▸ WRITTEN TASK: In your copy, leave out the pictures; write out all the data exactly.

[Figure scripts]
○ ○ ○

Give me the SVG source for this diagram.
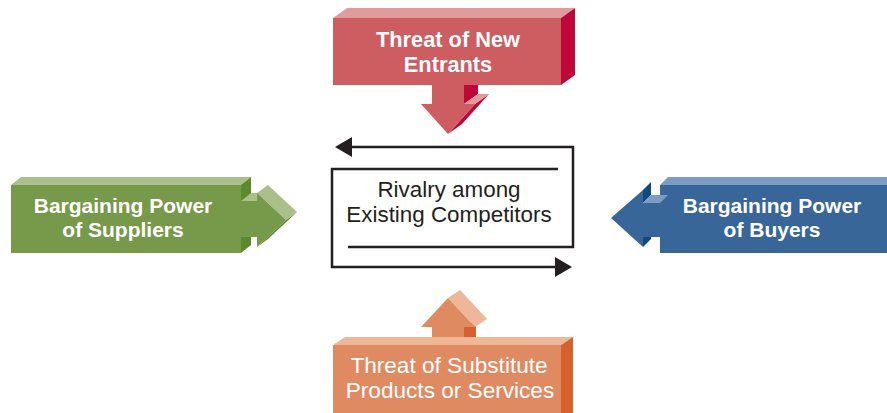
<svg xmlns="http://www.w3.org/2000/svg" width="887" height="413" viewBox="0 0 887 413">
<style>
.t{font-family:"Liberation Sans",Arial,sans-serif;fill:#fff;text-anchor:middle}
.b{font-weight:bold;font-size:21px}
.bt{font-weight:bold;font-size:21.8px}
.r{font-size:22.6px}
.c{font-family:"Liberation Sans",Arial,sans-serif;fill:#231f20;text-anchor:middle;font-size:22.4px}
.rf{fill:#cd5d60}.rl{fill:#e29b9c}.rd{fill:#c0073a}
.gf{fill:#76994a}.gl{fill:#a9c08a}.gd{fill:#5b8a2c}
.bf{fill:#386699}.bl{fill:#7d9cc4}.bd{fill:#104a80}
.of{fill:#e08a62}.ol{fill:#eeb898}.od{fill:#d5612f}
.ln{fill:none;stroke:#231f20;stroke-width:2.5}
.ah{fill:#231f20}
</style>
<rect width="887" height="413" fill="#fff"/>

<g id="new-entrants">
<polygon class="rl" points="333,18 347,8 575,8 561,18"/>
<polygon class="rd" points="561,18 575,8 575,75 561,85"/>
<rect class="rf" x="333" y="18" width="228" height="67"/>
<polygon class="rd" points="464,85 478,85 478,94 464,104"/>
<polygon class="rd" points="475,104 489,94 462,124 448,134"/>
<polygon class="rl" points="464,104 475,104 489,94 478,94"/>
<rect class="rf" x="432" y="85" width="32" height="20"/>
<polygon class="rf" points="421,104 475,104 448,134"/>
<text class="t bt" x="448" y="47">Threat of New</text>
<text class="t bt" x="448" y="72">Entrants</text>
</g>

<g id="suppliers">
<polygon class="gl" points="11,185 21,177 251,177 241,185"/>
<polygon class="gd" points="241,185 251,177 251,245 241,253"/>
<rect class="gf" x="11" y="185" width="230" height="68"/>
<polygon class="gl" points="241,201 251,193 267,193 257,201"/>
<rect class="gf" x="241" y="201" width="17" height="36"/>
<polygon class="gd" points="257,247 286,220 297,212 268,239"/>
<polygon class="gl" points="257,193 268,185 297,212 286,220"/>
<polygon class="gf" points="257,193 286,220 257,247"/>
<text class="t b" x="123" y="213">Bargaining Power</text>
<text class="t b" x="123" y="237">of Suppliers</text>
</g>

<g id="buyers">
<polygon class="bl" points="660,185 668,177 887,177 887,185"/>
<rect class="bf" x="660" y="185" width="227" height="68"/>
<polygon class="bd" points="643,190 651,182 651,195 643,203"/>
<polygon class="bd" points="643,237 651,229 651,239 643,247"/>
<polygon class="bl" points="643,203 651,195 668,195 660,203"/>
<rect class="bf" x="643" y="203" width="18" height="34"/>
<polygon class="bf" points="643,190 611,218 643,247"/>
<text class="t b" x="772" y="213">Bargaining Power</text>
<text class="t b" x="772" y="237">of Buyers</text>
</g>

<g id="substitutes">
<polygon class="od" points="464,327 476,319 476,337 464,345"/>
<polygon class="ol" points="448,298 460,290 487,319 475,327"/>
<polygon class="of" points="421,327 448,298 475,327"/>
<rect class="of" x="432" y="326" width="32" height="20"/>
<polygon class="ol" points="333,345 345,337 573,337 561,345"/>
<polygon class="od" points="561,345 573,337 573,413 561,413"/>
<rect class="of" x="333" y="345" width="228" height="68"/>
<text class="t r" x="449" y="373">Threat of Substitute</text>
<text class="t r" x="450" y="398">Products or Services</text>
</g>

<g id="rivalry">
<text class="c" x="449" y="197">Rivalry among</text>
<text class="c" x="449" y="222">Existing Competitors</text>
</g>

<g id="connectors">
<path class="ln" d="M558,169 H332 V267 H558"/>
<polygon class="ah" points="572,267 555,257 555,277"/>
<path class="ln" d="M348,247 H573 V147 H349"/>
<polygon class="ah" points="335,147 352,137 352,157"/>
</g>
</svg>
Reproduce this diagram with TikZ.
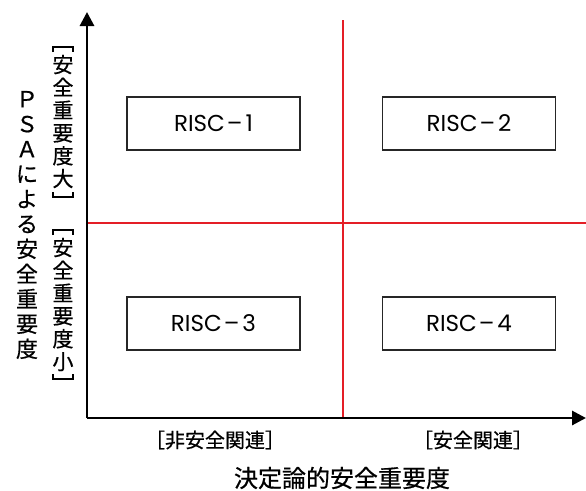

○ ○ ○

▸ OUTPUT FOR THIS EXERCISE:
Give me the SVG source for this diagram.
<svg xmlns="http://www.w3.org/2000/svg" width="887" height="413" viewBox="0 0 887 413">
<style>
.t{font-family:"Liberation Sans",Arial,sans-serif;fill:#fff;text-anchor:middle}
.b{font-weight:bold;font-size:21px}
.bt{font-weight:bold;font-size:21.8px}
.r{font-size:22.6px}
.c{font-family:"Liberation Sans",Arial,sans-serif;fill:#231f20;text-anchor:middle;font-size:22.4px}
.rf{fill:#cd5d60}.rl{fill:#e29b9c}.rd{fill:#c0073a}
.gf{fill:#76994a}.gl{fill:#a9c08a}.gd{fill:#5b8a2c}
.bf{fill:#386699}.bl{fill:#7d9cc4}.bd{fill:#104a80}
.of{fill:#e08a62}.ol{fill:#eeb898}.od{fill:#d5612f}
.ln{fill:none;stroke:#231f20;stroke-width:2.5}
.ah{fill:#231f20}
</style>
<rect width="887" height="413" fill="#fff"/>

<g id="new-entrants">
<polygon class="rl" points="333,18 347,8 575,8 561,18"/>
<polygon class="rd" points="561,18 575,8 575,75 561,85"/>
<rect class="rf" x="333" y="18" width="228" height="67"/>
<polygon class="rd" points="464,85 478,85 478,94 464,104"/>
<polygon class="rd" points="475,104 489,94 462,124 448,134"/>
<polygon class="rl" points="464,104 475,104 489,94 478,94"/>
<rect class="rf" x="432" y="85" width="32" height="20"/>
<polygon class="rf" points="421,104 475,104 448,134"/>
<text class="t bt" x="448" y="47">Threat of New</text>
<text class="t bt" x="448" y="72">Entrants</text>
</g>

<g id="suppliers">
<polygon class="gl" points="11,185 21,177 251,177 241,185"/>
<polygon class="gd" points="241,185 251,177 251,245 241,253"/>
<rect class="gf" x="11" y="185" width="230" height="68"/>
<polygon class="gl" points="241,201 251,193 267,193 257,201"/>
<rect class="gf" x="241" y="201" width="17" height="36"/>
<polygon class="gd" points="257,247 286,220 297,212 268,239"/>
<polygon class="gl" points="257,193 268,185 297,212 286,220"/>
<polygon class="gf" points="257,193 286,220 257,247"/>
<text class="t b" x="123" y="213">Bargaining Power</text>
<text class="t b" x="123" y="237">of Suppliers</text>
</g>

<g id="buyers">
<polygon class="bl" points="660,185 668,177 887,177 887,185"/>
<rect class="bf" x="660" y="185" width="227" height="68"/>
<polygon class="bd" points="643,190 651,182 651,195 643,203"/>
<polygon class="bd" points="643,237 651,229 651,239 643,247"/>
<polygon class="bl" points="643,203 651,195 668,195 660,203"/>
<rect class="bf" x="643" y="203" width="18" height="34"/>
<polygon class="bf" points="643,190 611,218 643,247"/>
<text class="t b" x="772" y="213">Bargaining Power</text>
<text class="t b" x="772" y="237">of Buyers</text>
</g>

<g id="substitutes">
<polygon class="od" points="464,327 476,319 476,337 464,345"/>
<polygon class="ol" points="448,298 460,290 487,319 475,327"/>
<polygon class="of" points="421,327 448,298 475,327"/>
<rect class="of" x="432" y="326" width="32" height="20"/>
<polygon class="ol" points="333,345 345,337 573,337 561,345"/>
<polygon class="od" points="561,345 573,337 573,413 561,413"/>
<rect class="of" x="333" y="345" width="228" height="68"/>
<text class="t r" x="449" y="373">Threat of Substitute</text>
<text class="t r" x="450" y="398">Products or Services</text>
</g>

<g id="rivalry">
<text class="c" x="449" y="197">Rivalry among</text>
<text class="c" x="449" y="222">Existing Competitors</text>
</g>

<g id="connectors">
<path class="ln" d="M558,169 H332 V267 H558"/>
<polygon class="ah" points="572,267 555,257 555,277"/>
<path class="ln" d="M348,247 H573 V147 H349"/>
<polygon class="ah" points="335,147 352,137 352,157"/>
</g>
</svg>
Reproduce this diagram with TikZ.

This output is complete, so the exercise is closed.